Zum Ende hin gab es eine Jagdsequenz, die nach dem x-ten Versuch ermüdend war. Hat mich eine gute Viertelstunde gekostet... also, eigentlich eine schlechte, höhö. Auf engstem Raum wird man hin- und hergescheucht, muss aber gleichzeitig Codes finden und anwenden. Überhaupt wird das Rennen problematisch, da man nur sehr begrenzt Kondition hat und bei Übertreibung direkt so pumpt, dass man ein paar Sekunden sogar langsamer als regulär lauft. Trägt man ein Objekt (welches man zu einem Ziel bringen muss), läuft man auch in diesem Schleichtempo. Gleichzeitig wird man gejagt, muss den Gegenstand als ständig wieder ablegen, im Kreis fliehen, den Gegenstand für drei Meter wieder aufnehmen... und mit dieser Taktik fortfahren, bis man sein Ziel endlich erreicht hat. Hat einen der Verfolger in der Ecke, kommt man nicht mehr an ihm vorbei. Richtig dumm.
Man kann die Mechanik der Jagd/Flucht im Menü deaktivieren, ich finde aber, ein Entwickler sollte seine Idee konsequent umsetzen und im Rahmen der Idee einer Hetzjagd fair gestalten. Wenigstens für ein paar Sekunden sollte man den Verfolger außer Gefecht setzen oder anders austricksen können.
Man muss eigentlich nie viel Objekte suchen, trotzdem gibt es tausend Schränke und Schubladen, die man alle öffnen kann. Und weil man nunmal Zocker ist und es einfach tun muss, und weil ja doch mal was drin sein könnte, öffnet man sie alle und ist trotzdem jedesmal wieder enttäuscht. Bis man dann genau in der im vorigen Absatz beschriebenen Hetzjagd in Panik auch noch in irgendeinem Schrank sowohl Schlüssel als auch Hebel finden muss. Hmpf.

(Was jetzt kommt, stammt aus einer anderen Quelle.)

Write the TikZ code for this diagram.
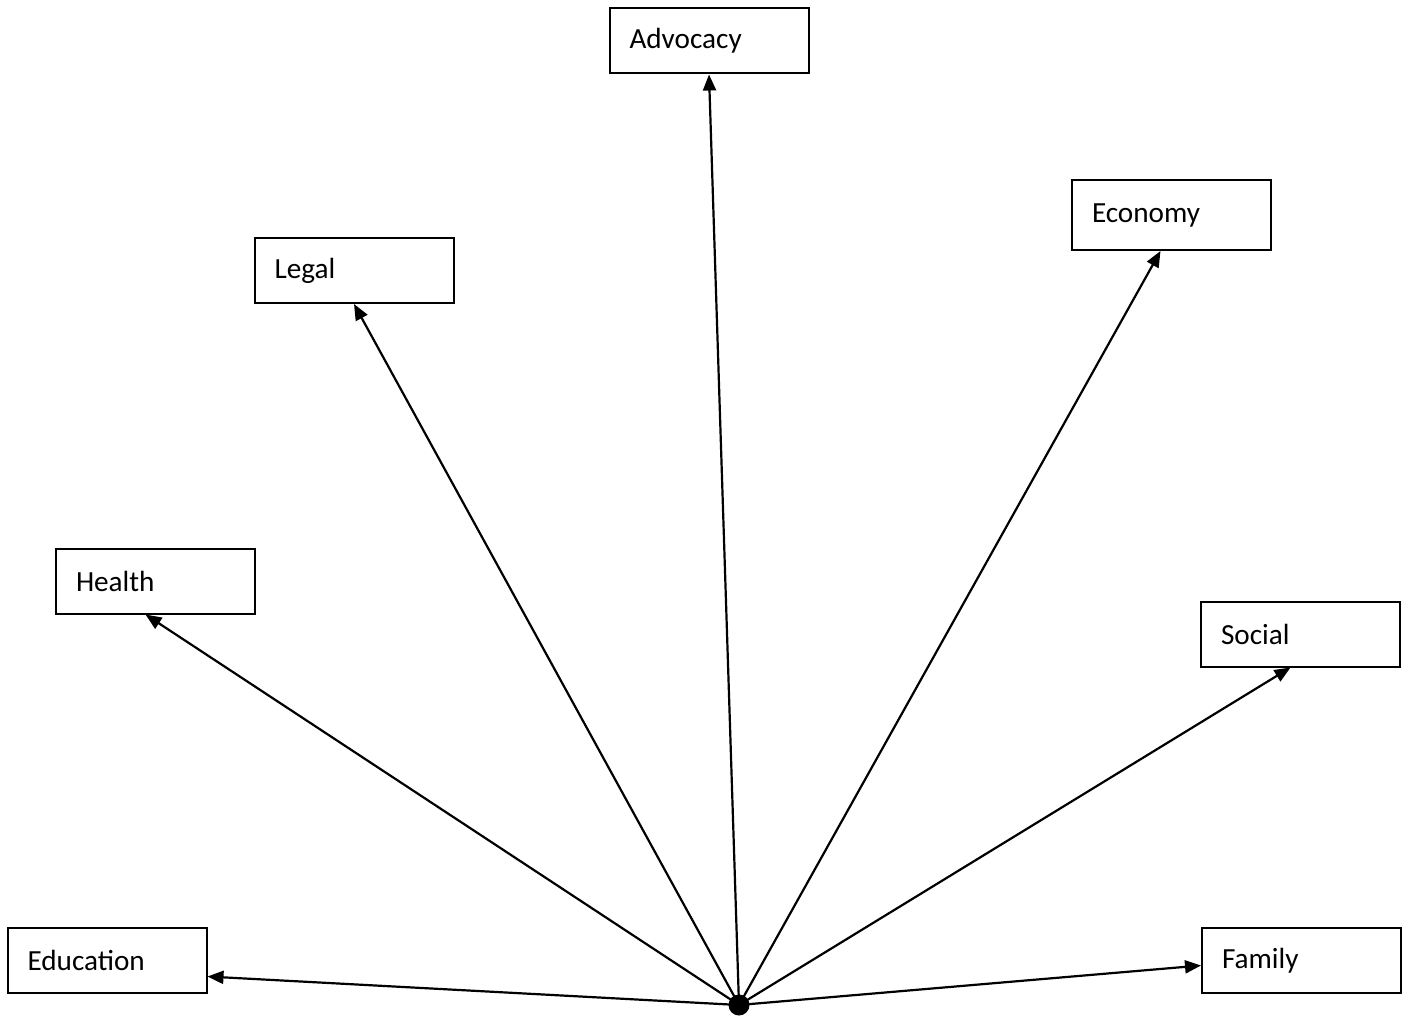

Das Anlesen der Story durch Textdokumente überall im Spiel ist irgendwann nicht mehr so spannend, zumal alles auf Englisch ist und ich leider nicht die Generation Netflix bin, die spielerisch Englisch gelernt hat und beim Übersetzen nicht mehr nachdenken muss. Wenn ich dann noch für mein überschaubares Publikum mit meinem bescheidenen Englisch auf YouTube simultan übersetzen muss, ist das dementsprechend mühsam und dauert.
Das sind selbstverständlich keine Dinge, die man einem alleinigen Entwickler vorwerfen kann. Da bestehen einfach keine Möglichkeiten für eine Lokalisierung oder gar für Cutscenes. Trotzdem ist das für mein persönliches Spielerlebnis hinderlich.
Genauso hat ein einzelner Entwickler keine Kapazität für einen Soundtrack. Wie anfangs erwähnt mangelt es komplett an einer musikalischen Begleitung. Die Stille ist auf Dauer sehr öde, zumal man in einem Horrortitel mit Musik Spannung aufbauen müsste. Wenigstens EIN einfacher, unauffälliger Track, der sich ab und zu mal steigert, wäre schon was wert.
[h1]Fazit[/h1]
So leid es mir auch tut, das Spiel negativ zu bewerten, aber den Unterhaltungsfaktor betreffend hat es meinen persönlichen Anspruch nicht erfüllt. Wer über die genannten Punkte anders denkt, kann mir gerne widersprechen und es ausprobieren.
Es ist auch als Serie mit unterschiedlichen Thematiken geplant. Die Nachfolger “The Beggar“ und “The Astronaut“ zögern sich zwar fleißig hinaus, aber wer weiß, vielleicht werden sie irgendwann besser sein als dieser Anfang.